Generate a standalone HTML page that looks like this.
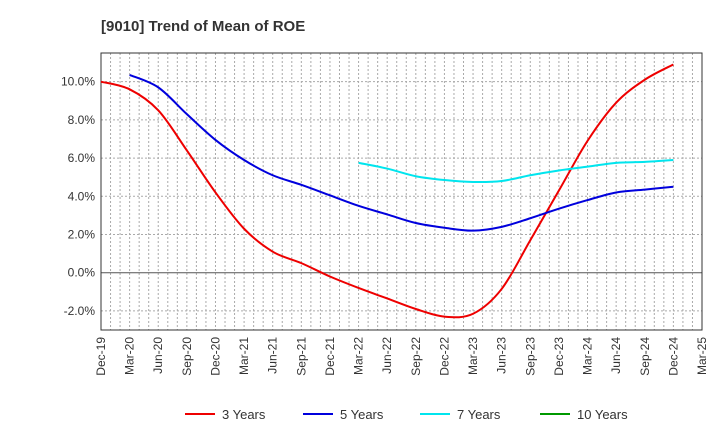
<!DOCTYPE html>
<html><head><meta charset="utf-8"><style>
body{margin:0;background:#fff;font-family:"Liberation Sans",sans-serif;}
</style></head><body>
<svg id="chart" width="720" height="440" xmlns="http://www.w3.org/2000/svg">
<text x="101" y="31" font-size="15" font-weight="bold" fill="#333">[9010]  Trend of Mean of ROE</text>
<g id="grid"></g><g id="axes"></g><g id="series"></g><g id="legend"></g>
</svg>
<script>
const xLabels=["Dec-19","Mar-20","Jun-20","Sep-20","Dec-20","Mar-21","Jun-21","Sep-21","Dec-21","Mar-22","Jun-22","Sep-22","Dec-22","Mar-23","Jun-23","Sep-23","Dec-23","Mar-24","Jun-24","Sep-24","Dec-24","Mar-25"];
const yTicks=[-2,0,2,4,6,8,10];
const seriesNames=["3 Years","5 Years","7 Years","10 Years"];
const seriesColors=["#ee0000","#0000dd","#00e5ee","#009900"];
const s3=[10.0,9.6,8.5,6.4,4.2,2.3,1.1,0.5,-0.2,-0.8,-1.35,-1.9,-2.3,-2.15,-0.85,1.7,4.3,6.9,8.9,10.1,10.9];
const s5=[null,10.35,9.7,8.3,6.95,5.9,5.1,4.6,4.05,3.5,3.05,2.6,2.35,2.2,2.4,2.85,3.35,3.8,4.2,4.35,4.5];
const s7=[null,null,null,null,null,null,null,null,null,5.75,5.45,5.05,4.85,4.75,4.8,5.1,5.35,5.55,5.75,5.8,5.9];
const s10=[];
const L=101,R=702,T=53,B=330,yMin=-3,yMax=11.5;
const NS="http://www.w3.org/2000/svg";
const xq=i=>L+(R-L)*i/(xLabels.length-1);
const y=v=>B-(v-yMin)/(yMax-yMin)*(B-T);
function mk(tag,attrs,parent){const e=document.createElementNS(NS,tag);for(const k in attrs)e.setAttribute(k,attrs[k]);parent.appendChild(e);return e;}
const grid=document.getElementById('grid'),axes=document.getElementById('axes'),ser=document.getElementById('series'),leg=document.getElementById('legend');
for(let m=1;m<(xLabels.length-1)*3;m++){const x=L+(R-L)*m/((xLabels.length-1)*3);
const g=mk('line',{x1:x,x2:x,y1:T,y2:B,stroke:'#aaa','stroke-dasharray':'2,2','stroke-width':1},grid);

}
yTicks.forEach(v=>{const l=mk('line',{x1:L,x2:R,y1:y(v),y2:y(v),stroke:v===0?'#555':'#aaa','stroke-dasharray':v===0?'':'2,2','stroke-width':1},grid);


const t=mk('text',{x:L-6,y:y(v)+4,'text-anchor':'end','font-size':12,fill:'#333'},axes);t.textContent=v.toFixed(1)+'%';

});
const fr=mk('rect',{x:L,y:T,width:R-L,height:B-T,fill:'none',stroke:'#333','stroke-width':1},axes);


xLabels.forEach((s,i)=>{const x=xq(i);const t=mk('text',{x:0,y:0,transform:`translate(${x+4},${B+7}) rotate(-90)`,'text-anchor':'end','font-size':12,fill:'#333'},axes);t.textContent=s;

});
function path(data){const pts=[];data.forEach((v,i)=>{if(v!=null)pts.push([xq(i),y(v)]);});if(pts.length<2)return '';
let d=`M${pts[0][0]},${pts[0][1]}`;for(let i=0;i<pts.length-1;i++){const p0=pts[i-1]||pts[i],p1=pts[i],p2=pts[i+1],p3=pts[i+2]||p2;
d+=` C${p1[0]+(p2[0]-p0[0])/6},${p1[1]+(p2[1]-p0[1])/6} ${p2[0]-(p3[0]-p1[0])/6},${p2[1]-(p3[1]-p1[1])/6} ${p2[0]},${p2[1]}`;}return d;}
[s3,s5,s7,s10].forEach((d,k)=>{const p=path(d);if(!p)return;const e=mk('path',{d:p,fill:'none',stroke:seriesColors[k],'stroke-width':2},ser);

});
const lx=[185,303,420,540];
seriesNames.forEach((n,k)=>{const l=mk('line',{x1:lx[k],x2:lx[k]+30,y1:414,y2:414,stroke:seriesColors[k],'stroke-width':2},leg);


const t=mk('text',{x:lx[k]+37,y:419,'font-size':13,fill:'#333'},leg);t.textContent=n;

});
</script>
</body></html>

*WHAT IS EXPECTED*. Set the data above down again exactly as given, with no pictures.

*ANSWER TO THE TASK*.
Generate a standalone HTML page that looks like this.
<!DOCTYPE html>
<html><head><meta charset="utf-8"><style>
body{margin:0;background:#fff;font-family:"Liberation Sans",sans-serif;}
</style></head><body>
<svg id="chart" width="720" height="440" xmlns="http://www.w3.org/2000/svg">
<text x="101" y="31" font-size="15" font-weight="bold" fill="#333">[9010]  Trend of Mean of ROE</text>
<g id="grid"></g><g id="axes"></g><g id="series"></g><g id="legend"></g>
</svg>
<script>
const xLabels=["Dec-19","Mar-20","Jun-20","Sep-20","Dec-20","Mar-21","Jun-21","Sep-21","Dec-21","Mar-22","Jun-22","Sep-22","Dec-22","Mar-23","Jun-23","Sep-23","Dec-23","Mar-24","Jun-24","Sep-24","Dec-24","Mar-25"];
const yTicks=[-2,0,2,4,6,8,10];
const seriesNames=["3 Years","5 Years","7 Years","10 Years"];
const seriesColors=["#ee0000","#0000dd","#00e5ee","#009900"];
const s3=[10.0,9.6,8.5,6.4,4.2,2.3,1.1,0.5,-0.2,-0.8,-1.35,-1.9,-2.3,-2.15,-0.85,1.7,4.3,6.9,8.9,10.1,10.9];
const s5=[null,10.35,9.7,8.3,6.95,5.9,5.1,4.6,4.05,3.5,3.05,2.6,2.35,2.2,2.4,2.85,3.35,3.8,4.2,4.35,4.5];
const s7=[null,null,null,null,null,null,null,null,null,5.75,5.45,5.05,4.85,4.75,4.8,5.1,5.35,5.55,5.75,5.8,5.9];
const s10=[];
const L=101,R=702,T=53,B=330,yMin=-3,yMax=11.5;
const NS="http://www.w3.org/2000/svg";
const xq=i=>L+(R-L)*i/(xLabels.length-1);
const y=v=>B-(v-yMin)/(yMax-yMin)*(B-T);
function mk(tag,attrs,parent){const e=document.createElementNS(NS,tag);for(const k in attrs)e.setAttribute(k,attrs[k]);parent.appendChild(e);return e;}
const grid=document.getElementById('grid'),axes=document.getElementById('axes'),ser=document.getElementById('series'),leg=document.getElementById('legend');
for(let m=1;m<(xLabels.length-1)*3;m++){const x=L+(R-L)*m/((xLabels.length-1)*3);
const g=mk('line',{x1:x,x2:x,y1:T,y2:B,stroke:'#aaa','stroke-dasharray':'2,2','stroke-width':1},grid);

}
yTicks.forEach(v=>{const l=mk('line',{x1:L,x2:R,y1:y(v),y2:y(v),stroke:v===0?'#555':'#aaa','stroke-dasharray':v===0?'':'2,2','stroke-width':1},grid);


const t=mk('text',{x:L-6,y:y(v)+4,'text-anchor':'end','font-size':12,fill:'#333'},axes);t.textContent=v.toFixed(1)+'%';

});
const fr=mk('rect',{x:L,y:T,width:R-L,height:B-T,fill:'none',stroke:'#333','stroke-width':1},axes);


xLabels.forEach((s,i)=>{const x=xq(i);const t=mk('text',{x:0,y:0,transform:`translate(${x+4},${B+7}) rotate(-90)`,'text-anchor':'end','font-size':12,fill:'#333'},axes);t.textContent=s;

});
function path(data){const pts=[];data.forEach((v,i)=>{if(v!=null)pts.push([xq(i),y(v)]);});if(pts.length<2)return '';
let d=`M${pts[0][0]},${pts[0][1]}`;for(let i=0;i<pts.length-1;i++){const p0=pts[i-1]||pts[i],p1=pts[i],p2=pts[i+1],p3=pts[i+2]||p2;
d+=` C${p1[0]+(p2[0]-p0[0])/6},${p1[1]+(p2[1]-p0[1])/6} ${p2[0]-(p3[0]-p1[0])/6},${p2[1]-(p3[1]-p1[1])/6} ${p2[0]},${p2[1]}`;}return d;}
[s3,s5,s7,s10].forEach((d,k)=>{const p=path(d);if(!p)return;const e=mk('path',{d:p,fill:'none',stroke:seriesColors[k],'stroke-width':2},ser);

});
const lx=[185,303,420,540];
seriesNames.forEach((n,k)=>{const l=mk('line',{x1:lx[k],x2:lx[k]+30,y1:414,y2:414,stroke:seriesColors[k],'stroke-width':2},leg);


const t=mk('text',{x:lx[k]+37,y:419,'font-size':13,fill:'#333'},leg);t.textContent=n;

});
</script>
</body></html>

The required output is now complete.